If you're even a casual art enthusiast you've probably been exposed to thousands and thousands masterpieces. History of art classes routinely focus on the most seminal and well-realized works. Art history books feature only the best of the best. Museums prominently display their most prized works and use their web sites to tout the same. While studying the masterworks certainly has value, the focus on great paintings can lead to the mistaken impression that all the old masters ever did was sit around churning out one masterpiece after another.

As a painter, this artistic hit parade can be a fairly disheartening. I'm certainly not churning out one masterpiece after another. (...for that matter, I'm not sure I've even churned out one masterpiece). That's why I get a special thrill whenever I come face to face with a less than successful work by one of the old masters.

The Art Institute of Chicago owns a couple paintings that perfectly capture the not always successful masters in action. Both happen to be seascapes done is successive years. One is by Manet, the other by Whistler. I love both painters dearly, but neither has quite hit the mark with these works.

I've affectionately dubbed this pair "Boats We Couldn't Be Bothered to Paint"; and while each has its own sketchy charms, neither is particularly convincing.

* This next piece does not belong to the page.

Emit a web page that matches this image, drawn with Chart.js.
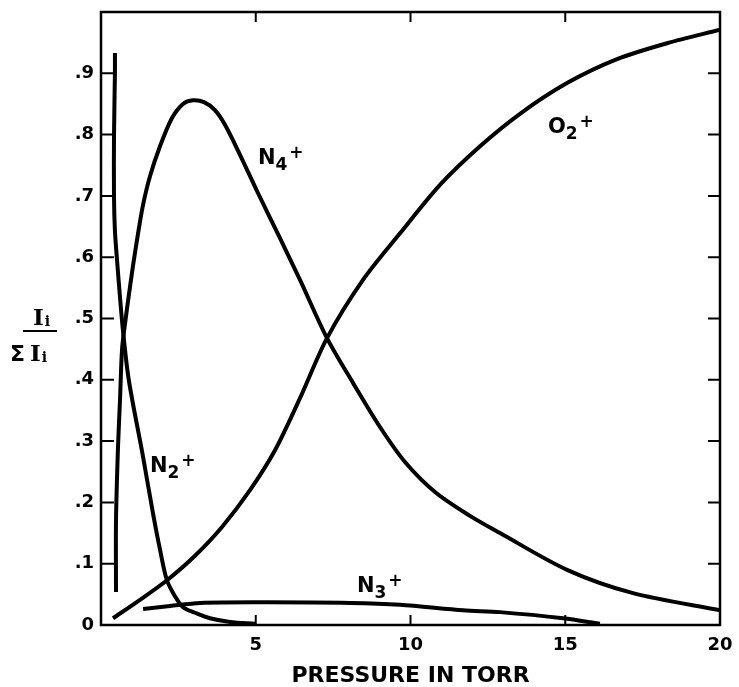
<!DOCTYPE html>
<html>
<head>
<meta charset="utf-8">
<script src="https://cdn.jsdelivr.net/npm/chart.js@4.4.0/dist/chart.umd.min.js"></script>
<style>
  html, body { margin: 0; padding: 0; background: #fff; }
  canvas { display: block; }
</style>
</head>
<body>
<canvas id="ionChart" width="739" height="687"></canvas>
<script>
// relative ion currents Ii / sum(Ii) against pressure (torr)
const n2Plus = [
  [0.45, 0.933], [0.45, 0.901], [0.42, 0.798], [0.42, 0.699], [0.45, 0.643],
  [0.52, 0.594], [0.61, 0.537], [0.71, 0.480], [0.90, 0.399], [1.36, 0.274],
  [1.68, 0.182], [1.91, 0.122], [2.13, 0.073], [2.39, 0.047], [2.65, 0.029],
  [3.04, 0.020], [3.52, 0.011], [4.17, 0.005], [4.98, 0.002]
];
const n4Plus = [
  [0.485, 0.054], [0.485, 0.171], [0.549, 0.290], [0.614, 0.367], [0.679, 0.449],
  [0.775, 0.491], [0.905, 0.540], [1.034, 0.586], [1.195, 0.638], [1.357, 0.685],
  [1.583, 0.732], [1.906, 0.781], [2.294, 0.827], [2.649, 0.850], [2.973, 0.856],
  [3.328, 0.853], [3.683, 0.840], [4.006, 0.816], [4.491, 0.767], [5.04, 0.708],
  [5.783, 0.631], [6.43, 0.563], [7.302, 0.468], [8.142, 0.395], [9.014, 0.323],
  [9.822, 0.266], [10.792, 0.217], [11.922, 0.178], [12.892, 0.150],
  [15.057, 0.090], [17.189, 0.052], [20.0, 0.024]
];
const o2Plus = [
  [0.388, 0.011], [1.26, 0.041], [2.132, 0.073], [3.037, 0.113], [3.91, 0.160],
  [4.814, 0.220], [5.622, 0.285], [6.43, 0.370], [7.302, 0.468], [8.465, 0.563],
  [9.661, 0.639], [10.953, 0.718], [12.246, 0.781], [13.538, 0.834],
  [15.057, 0.884], [16.672, 0.923], [18.288, 0.949], [20.0, 0.971]
];
const n3Plus = [
  [1.36, 0.026], [2.23, 0.031], [3.2, 0.036], [5.36, 0.037], [8.05, 0.036],
  [9.66, 0.033], [11.7, 0.024], [12.89, 0.021], [14.93, 0.011], [16.12, 0.002]
];

const xTicks = [5, 10, 15, 20];
const yTicks = [0, 0.1, 0.2, 0.3, 0.4, 0.5, 0.6, 0.7, 0.8, 0.9];

// curve names: [base, subscript, x, y]
const ionLabels = [
  ['N', '2', 1.58, 0.249],
  ['N', '4', 5.07, 0.752],
  ['O', '2', 14.44, 0.802],
  ['N', '3', 8.27, 0.054]
];

const FONT = '"DejaVu Sans", sans-serif';
const SERIF = '"DejaVu Serif", serif';

function toPoints(arr) {
  return arr.map(p => ({ x: p[0], y: p[1] }));
}

function curve(data) {
  return {
    data: toPoints(data),
    showLine: true,
    borderColor: '#000',
    borderWidth: 4,
    pointRadius: 0,
    tension: 0.3,
    fill: false
  };
}

// "I" with a small "i" after it
function drawIi(ctx, x, y) {
  ctx.font = 'bold 23px ' + SERIF;
  ctx.fillText('I', x, y);
  const w = ctx.measureText('I').width;
  ctx.font = 'bold 14px ' + SERIF;
  ctx.fillText('i', x + w + 1, y + 1);
}

// box, inward tick marks, curve names and the fraction on the y side
const decorations = {
  id: 'decorations',
  afterDraw(chart) {
    const { ctx, chartArea: a, scales: { x, y } } = chart;
    ctx.save();
    ctx.strokeStyle = '#000';
    ctx.lineWidth = 2.5;
    ctx.strokeRect(a.left, a.top, a.right - a.left, a.bottom - a.top);

    ctx.lineWidth = 2;
    ctx.beginPath();
    yTicks.filter(v => v > 0).forEach(v => {
      const py = y.getPixelForValue(v);
      ctx.moveTo(a.left, py); ctx.lineTo(a.left + 13, py);
      ctx.moveTo(a.right, py); ctx.lineTo(a.right - 12, py);
    });
    xTicks.filter(v => v < 20).forEach(v => {
      const px = x.getPixelForValue(v);
      ctx.moveTo(px, a.bottom); ctx.lineTo(px, a.bottom - 10);
      ctx.moveTo(px, a.top); ctx.lineTo(px, a.top + 10);
    });
    ctx.stroke();

    ctx.fillStyle = '#000';
    ctx.textBaseline = 'alphabetic';
    ctx.textAlign = 'left';
    ionLabels.forEach(([base, sub, vx, vy]) => {
      let px = x.getPixelForValue(vx);
      const py = y.getPixelForValue(vy);
      ctx.font = 'bold 21px ' + FONT;
      ctx.fillText(base, px, py);
      px += ctx.measureText(base).width;
      ctx.font = 'bold 17px ' + FONT;
      ctx.fillText(sub, px, py + 6);
      px += ctx.measureText(sub).width + 2;
      ctx.fillText('+', px, py - 6);
    });

    // y title: Ii over sum of Ii
    drawIi(ctx, 33, 325);
    ctx.font = 'bold 22px ' + FONT;
    ctx.fillText('\u03A3', 10, 361);
    drawIi(ctx, 30, 361);
    ctx.lineWidth = 2;
    ctx.beginPath();
    ctx.moveTo(23, 331); ctx.lineTo(57, 331);
    ctx.stroke();
    ctx.restore();
  }
};

const chart = new Chart(document.getElementById('ionChart').getContext('2d'), {
  type: 'scatter',
  data: {
    datasets: [curve(n2Plus), curve(n4Plus), curve(o2Plus), curve(n3Plus)]
  },
  options: {
    responsive: false,
    animation: false,
    layout: { padding: { top: 12, right: 19, bottom: 0, left: 0 } },
    plugins: {
      legend: { display: false },
      tooltip: { enabled: false }
    },
    scales: {
      x: {
        type: 'linear',
        min: 0,
        max: 20,
        afterBuildTicks: scale => { scale.ticks = xTicks.map(v => ({ value: v })); },
        afterFit: scale => {
          scale.height = 62;
          scale.paddingLeft = 0;
          scale.paddingRight = 0;
        },
        grid: { display: false, drawTicks: false },
        border: { display: false },
        ticks: {
          color: '#000',
          padding: 10,
          maxRotation: 0,
          font: { family: FONT, size: 18, weight: 'bold' }
        },
        title: {
          display: true,
          text: 'PRESSURE IN TORR',
          color: '#000',
          padding: { top: 0, bottom: 0 },
          font: { family: FONT, size: 22, weight: 'bold', lineHeight: 1 }
        }
      },
      y: {
        type: 'linear',
        min: 0,
        max: 1,
        afterBuildTicks: scale => { scale.ticks = yTicks.map(v => ({ value: v })); },
        afterFit: scale => {
          scale.width = 101;
          scale.paddingTop = 0;
          scale.paddingBottom = 0;
        },
        grid: { display: false, drawTicks: false },
        border: { display: false },
        ticks: {
          color: '#000',
          padding: 7,
          font: { family: FONT, size: 18, weight: 'bold' },
          callback: v => {
            const t = Math.round(v * 10);
            return t === 0 ? '0' : '.' + t;
          }
        }
      }
    }
  },
  plugins: [decorations]
});
</script>
</body>
</html>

Steamboat Leaving Boulogne, 1864 by Edouard Manet
Image courtesy of the Art Institute of Chicago



Trouville (Grey and Green, The Silver Sea), 1865 by James McNeil Whistler
Image Courtesy of the Art Institute of Chicago


It's not that these are necessarily "bad" paintings. They're not. And it's not that I take some perverse pleasure in bearing witness to their shortcomings. I don't. Rather, I appreciate their role as a corrective to the idea that great paintings are easy. They're not. Painting is fluid, messy, and imprecise. Success is never guaranteed, and making a really great painting is never automatic - even if your an old master.